Thursday, November 14, 2013

My Literacy Project and the Common Core Standards

This is an old piece I never got around to finishing.  I just dusted up what I had because I don't mind pointing out that the things the CCSS supposedly focus on are things that are at the heart of my teaching method.  But seriously, this whole edu-industry is bullshit at least as far as actually teaching kids is concerned.  Also, John King is a tool.  In my professional opinion.
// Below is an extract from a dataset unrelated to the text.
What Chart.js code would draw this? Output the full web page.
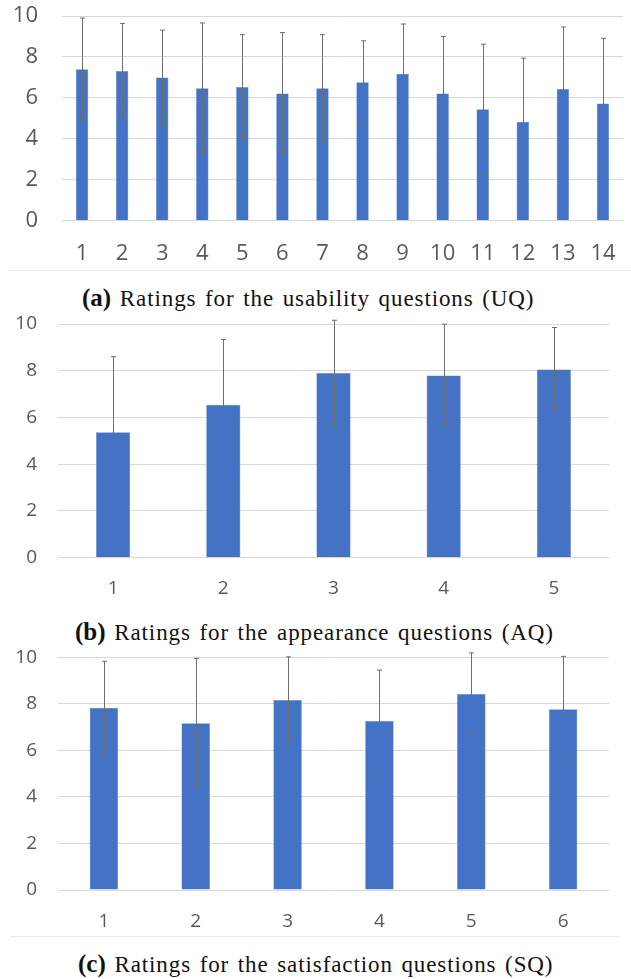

            So the looming beast in all of this is the Common Core literacy standards.  Let me be clear, I think the language of the Common Core is another in a long wave of edu-speak quick fix movements.  As a teacher in NYC, I’ve seen a lot of these already.  It’s not a paradigm so much as a product – a diversion of funds and attention toward think tanks and privateering as a response to the a crisis that is hardly ever discussed in anything even remotely resembling useful ways.  It’s a gift to the world of what Naomi Klein calls “disaster capital” in The Shock Doctrine.  It’s a demand for more workshops and seminars to discuss not exactly how one might help students to become better educated, but something more along the lines of how we can understand what these standards want us to do in order to ostensibly educate students in the way we’re being asked to educate them.  It’s a demand, as Diane Ravitch points out, for schools to dump more money into edu-software and computer systems that don’t reduce class sizes or provide individualized learning experiences.  They provide data that can be further analyzed for additional fees.  So I’m not writing about the Common Core because I think it’s actually always good pedagogy.  I’m writing about it because it’s a material reality for educators in the same way that state exams and standardized tests are a material reality for our students.  Finding a way to appease (or fool) the beast while providing our kids with genuine educational opportunities – the original point of this blog anyway – is my focus.  




So with this caveat in mind, the video of Comissioner King and David Coleman chatting with another edu-speak talking head is really interesting and surprisingly - to be honest - a bit exciting.
 
I’m leaving aside my doubts about their claim that the solitary focus on the text “levels the playing field” as if socio-economic influences aren’t impacting the way students interact with texts.  Keep an eye out for my comments coming up on the Common Core as a New New Criticism.

With that said, there are some bullet points that directly relate to my project here and should be emphasized to shore up working room when administrators and school reviewers come around sniffing for proof of Common Core competency. 

1)  We need to correct the trend of giving students simpler materials and “translated” materials so that they can access texts.

That’s kind of the point here.  Students – not teachers – are translating difficult texts so that they can access the texts themselves.  If I want students to read Hegel, the judge’s sentences in the Scottsboro trials, or Dave Zirin’s polemic on race and freespeech for athletes, it’s because I want them to read these texts, not just receive their content. 

            2)  Students need to see access points to difficult texts, allowing them to move up in their ability to deal with more complex vocabulary, syntax, structure, and overall complexity. 

Again, that's kind of the point.  If we assume that students can find basic meaning in a text and then fill in details or just move on, then students can tackle pretty much anything.   

            3)  Students should read and re-read texts to enhance understanding, but also to look at craft and the way that authors lay out their arguments. 


Again, that’s kind of the point.  In my lesson on “Masque of theRed Death,” readers were able to make sense of the text by pushing forward and then revisiting things that didn’t make sense earlier.  When students realized that “sharp pains, and sudden dizziness, and then profuse bleeding at the pores” were symptoms, they could go revisit pestilence and conclude that it’s a disease, but – even better – they could recognize all the foreshadowing that Poe laces through the early paragraphs.    


So let's just get the kids reading.  My annotation method works.